Evidence for an old galactic bulge from RR lyrae stars in Baade's window: Implications for the formation of the galaxy and the age of the universe

Recent observations suggest that the peak of the metallicity distribution for RR Lyrae variables in the Galactic nuclear bulge is more metal-rich than that found in the halo of the Galaxy. It is shown that this is what one would expect if the radial variation in horizontal-branch (HB) morphology observed in the halo continues to the very center of the Galaxy. Interpreted as an age effect, as supported by recent work, this provides evidence, for the first time, that the oldest stellar population (i.e., RR Lyraes) in the Galactic nuclear bulge is older than that in the halo by 1.3±0.3 Gyr. Other possibilities can be ruled out from the analyses of the periods of RR Lyrae variables and/or other observations.

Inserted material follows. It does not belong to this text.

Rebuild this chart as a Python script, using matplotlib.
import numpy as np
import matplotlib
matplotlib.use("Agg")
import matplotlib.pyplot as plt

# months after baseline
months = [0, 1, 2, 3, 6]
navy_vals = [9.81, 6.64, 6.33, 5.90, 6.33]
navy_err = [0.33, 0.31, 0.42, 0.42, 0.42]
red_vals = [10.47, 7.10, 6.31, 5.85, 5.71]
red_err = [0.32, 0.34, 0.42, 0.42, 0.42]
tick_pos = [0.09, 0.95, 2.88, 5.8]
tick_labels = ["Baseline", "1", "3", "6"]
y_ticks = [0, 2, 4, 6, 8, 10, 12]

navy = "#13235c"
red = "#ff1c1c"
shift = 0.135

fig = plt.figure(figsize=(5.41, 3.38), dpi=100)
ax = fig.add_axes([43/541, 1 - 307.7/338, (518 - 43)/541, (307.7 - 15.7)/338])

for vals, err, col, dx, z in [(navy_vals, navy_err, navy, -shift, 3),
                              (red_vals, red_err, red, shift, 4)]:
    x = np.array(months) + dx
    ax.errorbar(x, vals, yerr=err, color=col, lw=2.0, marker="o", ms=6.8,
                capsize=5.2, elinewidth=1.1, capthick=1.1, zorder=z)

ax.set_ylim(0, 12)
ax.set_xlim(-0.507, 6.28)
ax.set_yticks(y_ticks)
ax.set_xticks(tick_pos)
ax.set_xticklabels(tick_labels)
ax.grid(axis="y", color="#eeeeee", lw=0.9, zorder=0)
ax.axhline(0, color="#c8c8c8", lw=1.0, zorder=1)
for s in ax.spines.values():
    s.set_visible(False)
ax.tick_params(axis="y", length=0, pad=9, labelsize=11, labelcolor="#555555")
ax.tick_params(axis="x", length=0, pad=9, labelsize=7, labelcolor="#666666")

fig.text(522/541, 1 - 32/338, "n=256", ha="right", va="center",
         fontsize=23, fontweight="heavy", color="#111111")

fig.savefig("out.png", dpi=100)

The inferred radial gradient in age implies that the bulge was the first part of our Galaxy to form, and then served as a nucleus around which the rest of the Galaxy was built up from the inside out. This information, together with the radial variation in age dispersion among the halo population, suggests that the protogalactic halo fragments hypothesized by Searle & Zinn [ApJ, 225, 357 (1978)] may actually be a part of the protogalactic subsystems that have been the building blocks not just of the halo, but of the entire Galaxy. This is consistent with the idea that galaxies formed as clusters and mergers of many gas-rich subsystems, rather than by the rapid collapse of single large protogalactic clouds. The similarity between elliptical galaxies and the bulges of spiral galaxies suggests then that the origin of the Hubble sequence is due, at least in part, to the differences in the overall frequency of collisions and mergers among the subsystems in different environments. A further implication of the present result is that the globular clusters found in the halo of the Galaxy are not the oldest objects in the Galaxy. The lower limit on the age of the Universe is at least ∼1 Gyr older than the age of the oldest halo population.